• Given exercise: Restate word for word the lines of the data below, from the first through the one that has "(0,0) rectangle (1110,710);".
————
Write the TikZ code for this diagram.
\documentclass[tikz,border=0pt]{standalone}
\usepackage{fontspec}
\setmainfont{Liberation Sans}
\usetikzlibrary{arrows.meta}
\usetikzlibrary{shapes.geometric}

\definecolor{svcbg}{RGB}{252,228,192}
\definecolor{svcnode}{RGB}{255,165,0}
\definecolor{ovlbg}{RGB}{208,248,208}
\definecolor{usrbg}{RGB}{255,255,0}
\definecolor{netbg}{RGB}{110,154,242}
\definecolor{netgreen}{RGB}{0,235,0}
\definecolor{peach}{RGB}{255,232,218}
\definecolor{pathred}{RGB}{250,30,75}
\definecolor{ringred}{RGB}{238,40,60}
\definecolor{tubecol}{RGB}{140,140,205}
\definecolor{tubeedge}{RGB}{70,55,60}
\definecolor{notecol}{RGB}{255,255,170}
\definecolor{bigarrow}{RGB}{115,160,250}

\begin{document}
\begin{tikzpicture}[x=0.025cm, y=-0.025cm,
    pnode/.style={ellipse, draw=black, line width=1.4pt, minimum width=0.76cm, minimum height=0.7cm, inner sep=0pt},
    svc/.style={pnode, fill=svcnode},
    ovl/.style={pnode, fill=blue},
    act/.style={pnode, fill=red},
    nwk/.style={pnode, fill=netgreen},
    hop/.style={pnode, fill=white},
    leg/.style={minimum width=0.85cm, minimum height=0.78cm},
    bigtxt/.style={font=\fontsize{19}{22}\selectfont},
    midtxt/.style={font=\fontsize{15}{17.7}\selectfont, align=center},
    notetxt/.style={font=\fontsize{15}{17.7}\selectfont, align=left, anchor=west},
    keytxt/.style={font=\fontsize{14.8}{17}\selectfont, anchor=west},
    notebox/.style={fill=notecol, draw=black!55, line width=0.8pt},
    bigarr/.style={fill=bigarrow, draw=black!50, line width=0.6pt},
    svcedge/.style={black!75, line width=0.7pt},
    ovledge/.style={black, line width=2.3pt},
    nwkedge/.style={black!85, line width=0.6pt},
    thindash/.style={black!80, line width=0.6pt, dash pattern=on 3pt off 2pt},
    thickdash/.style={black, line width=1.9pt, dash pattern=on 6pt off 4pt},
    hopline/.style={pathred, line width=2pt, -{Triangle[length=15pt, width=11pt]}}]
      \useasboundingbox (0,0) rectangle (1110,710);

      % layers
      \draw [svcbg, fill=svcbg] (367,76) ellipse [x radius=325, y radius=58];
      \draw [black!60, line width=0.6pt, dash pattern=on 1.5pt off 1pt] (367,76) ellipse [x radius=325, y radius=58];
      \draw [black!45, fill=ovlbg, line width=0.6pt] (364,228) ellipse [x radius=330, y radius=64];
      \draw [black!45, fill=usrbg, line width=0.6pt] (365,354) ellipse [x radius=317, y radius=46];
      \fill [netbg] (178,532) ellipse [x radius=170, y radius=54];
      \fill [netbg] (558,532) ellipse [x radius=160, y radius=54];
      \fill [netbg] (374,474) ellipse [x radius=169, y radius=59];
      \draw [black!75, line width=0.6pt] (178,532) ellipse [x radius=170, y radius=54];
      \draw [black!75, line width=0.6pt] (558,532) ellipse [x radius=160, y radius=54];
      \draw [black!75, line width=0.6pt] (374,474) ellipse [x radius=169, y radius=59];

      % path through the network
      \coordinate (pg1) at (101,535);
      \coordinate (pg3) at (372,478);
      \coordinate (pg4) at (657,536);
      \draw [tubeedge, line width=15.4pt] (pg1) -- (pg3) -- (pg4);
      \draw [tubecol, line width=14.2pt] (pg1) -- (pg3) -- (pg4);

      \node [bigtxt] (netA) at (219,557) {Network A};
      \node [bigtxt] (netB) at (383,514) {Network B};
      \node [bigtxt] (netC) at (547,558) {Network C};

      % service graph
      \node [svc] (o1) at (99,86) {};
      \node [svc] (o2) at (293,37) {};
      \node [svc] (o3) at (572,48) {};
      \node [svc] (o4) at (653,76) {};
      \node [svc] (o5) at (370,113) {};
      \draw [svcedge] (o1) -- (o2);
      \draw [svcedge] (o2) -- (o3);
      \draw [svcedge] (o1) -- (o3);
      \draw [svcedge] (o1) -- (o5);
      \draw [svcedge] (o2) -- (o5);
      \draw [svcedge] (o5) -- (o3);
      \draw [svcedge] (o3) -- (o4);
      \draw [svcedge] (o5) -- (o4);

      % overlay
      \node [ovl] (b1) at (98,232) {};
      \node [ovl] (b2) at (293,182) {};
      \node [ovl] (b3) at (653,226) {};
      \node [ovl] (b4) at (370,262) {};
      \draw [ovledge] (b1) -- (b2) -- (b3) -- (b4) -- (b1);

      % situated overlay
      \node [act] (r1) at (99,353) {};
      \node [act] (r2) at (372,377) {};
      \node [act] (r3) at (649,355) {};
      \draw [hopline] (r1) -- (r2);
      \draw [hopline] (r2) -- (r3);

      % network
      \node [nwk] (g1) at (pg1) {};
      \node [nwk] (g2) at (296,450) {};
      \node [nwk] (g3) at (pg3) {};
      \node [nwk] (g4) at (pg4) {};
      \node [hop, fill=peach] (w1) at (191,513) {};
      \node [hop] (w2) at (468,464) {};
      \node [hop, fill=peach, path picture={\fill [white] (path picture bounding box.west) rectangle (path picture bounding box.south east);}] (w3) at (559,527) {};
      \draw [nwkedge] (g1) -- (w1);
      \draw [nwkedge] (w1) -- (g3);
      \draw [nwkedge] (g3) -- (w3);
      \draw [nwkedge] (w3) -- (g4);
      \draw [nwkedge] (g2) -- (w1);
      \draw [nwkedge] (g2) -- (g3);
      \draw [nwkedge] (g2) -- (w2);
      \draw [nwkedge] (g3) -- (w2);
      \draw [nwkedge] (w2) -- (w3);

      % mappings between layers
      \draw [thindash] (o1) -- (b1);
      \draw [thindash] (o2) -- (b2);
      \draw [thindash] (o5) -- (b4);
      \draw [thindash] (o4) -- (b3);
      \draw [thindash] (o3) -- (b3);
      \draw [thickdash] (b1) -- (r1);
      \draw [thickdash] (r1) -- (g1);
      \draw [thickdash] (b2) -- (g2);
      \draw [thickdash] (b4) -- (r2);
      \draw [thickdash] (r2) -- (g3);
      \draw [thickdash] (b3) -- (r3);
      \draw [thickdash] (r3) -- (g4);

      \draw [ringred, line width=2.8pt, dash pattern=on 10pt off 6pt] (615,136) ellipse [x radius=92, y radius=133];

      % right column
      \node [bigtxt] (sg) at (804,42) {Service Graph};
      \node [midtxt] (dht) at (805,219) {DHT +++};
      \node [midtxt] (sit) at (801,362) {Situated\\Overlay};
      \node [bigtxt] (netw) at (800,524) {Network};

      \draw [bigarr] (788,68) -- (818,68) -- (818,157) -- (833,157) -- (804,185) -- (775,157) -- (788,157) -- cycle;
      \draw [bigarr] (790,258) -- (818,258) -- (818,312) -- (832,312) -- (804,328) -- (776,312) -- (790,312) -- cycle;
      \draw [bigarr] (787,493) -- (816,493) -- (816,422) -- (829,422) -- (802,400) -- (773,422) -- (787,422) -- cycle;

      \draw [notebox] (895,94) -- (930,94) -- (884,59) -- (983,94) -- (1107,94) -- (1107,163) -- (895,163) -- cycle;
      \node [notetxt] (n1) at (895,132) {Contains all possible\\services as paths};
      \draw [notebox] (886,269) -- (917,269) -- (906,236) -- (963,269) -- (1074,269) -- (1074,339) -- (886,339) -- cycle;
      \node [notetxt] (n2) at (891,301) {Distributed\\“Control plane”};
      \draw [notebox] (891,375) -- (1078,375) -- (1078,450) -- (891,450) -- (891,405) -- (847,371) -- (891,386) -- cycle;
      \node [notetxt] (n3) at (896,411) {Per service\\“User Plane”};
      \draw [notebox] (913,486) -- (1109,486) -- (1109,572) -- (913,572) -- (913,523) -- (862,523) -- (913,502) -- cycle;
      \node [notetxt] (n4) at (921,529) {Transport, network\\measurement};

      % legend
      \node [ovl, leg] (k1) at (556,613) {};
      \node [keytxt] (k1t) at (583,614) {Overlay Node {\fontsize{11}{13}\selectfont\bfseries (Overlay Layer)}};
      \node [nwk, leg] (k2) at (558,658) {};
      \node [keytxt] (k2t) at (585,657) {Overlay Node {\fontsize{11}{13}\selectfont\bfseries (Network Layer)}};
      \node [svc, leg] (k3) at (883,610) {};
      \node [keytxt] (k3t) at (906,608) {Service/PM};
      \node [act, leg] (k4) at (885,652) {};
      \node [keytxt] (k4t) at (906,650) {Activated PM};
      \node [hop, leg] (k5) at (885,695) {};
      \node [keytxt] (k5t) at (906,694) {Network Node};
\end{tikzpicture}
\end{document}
————
• The output:
Write the TikZ code for this diagram.
\documentclass[tikz,border=0pt]{standalone}
\usepackage{fontspec}
\setmainfont{Liberation Sans}
\usetikzlibrary{arrows.meta}
\usetikzlibrary{shapes.geometric}

\definecolor{svcbg}{RGB}{252,228,192}
\definecolor{svcnode}{RGB}{255,165,0}
\definecolor{ovlbg}{RGB}{208,248,208}
\definecolor{usrbg}{RGB}{255,255,0}
\definecolor{netbg}{RGB}{110,154,242}
\definecolor{netgreen}{RGB}{0,235,0}
\definecolor{peach}{RGB}{255,232,218}
\definecolor{pathred}{RGB}{250,30,75}
\definecolor{ringred}{RGB}{238,40,60}
\definecolor{tubecol}{RGB}{140,140,205}
\definecolor{tubeedge}{RGB}{70,55,60}
\definecolor{notecol}{RGB}{255,255,170}
\definecolor{bigarrow}{RGB}{115,160,250}

\begin{document}
\begin{tikzpicture}[x=0.025cm, y=-0.025cm,
    pnode/.style={ellipse, draw=black, line width=1.4pt, minimum width=0.76cm, minimum height=0.7cm, inner sep=0pt},
    svc/.style={pnode, fill=svcnode},
    ovl/.style={pnode, fill=blue},
    act/.style={pnode, fill=red},
    nwk/.style={pnode, fill=netgreen},
    hop/.style={pnode, fill=white},
    leg/.style={minimum width=0.85cm, minimum height=0.78cm},
    bigtxt/.style={font=\fontsize{19}{22}\selectfont},
    midtxt/.style={font=\fontsize{15}{17.7}\selectfont, align=center},
    notetxt/.style={font=\fontsize{15}{17.7}\selectfont, align=left, anchor=west},
    keytxt/.style={font=\fontsize{14.8}{17}\selectfont, anchor=west},
    notebox/.style={fill=notecol, draw=black!55, line width=0.8pt},
    bigarr/.style={fill=bigarrow, draw=black!50, line width=0.6pt},
    svcedge/.style={black!75, line width=0.7pt},
    ovledge/.style={black, line width=2.3pt},
    nwkedge/.style={black!85, line width=0.6pt},
    thindash/.style={black!80, line width=0.6pt, dash pattern=on 3pt off 2pt},
    thickdash/.style={black, line width=1.9pt, dash pattern=on 6pt off 4pt},
    hopline/.style={pathred, line width=2pt, -{Triangle[length=15pt, width=11pt]}}]
      \useasboundingbox (0,0) rectangle (1110,710);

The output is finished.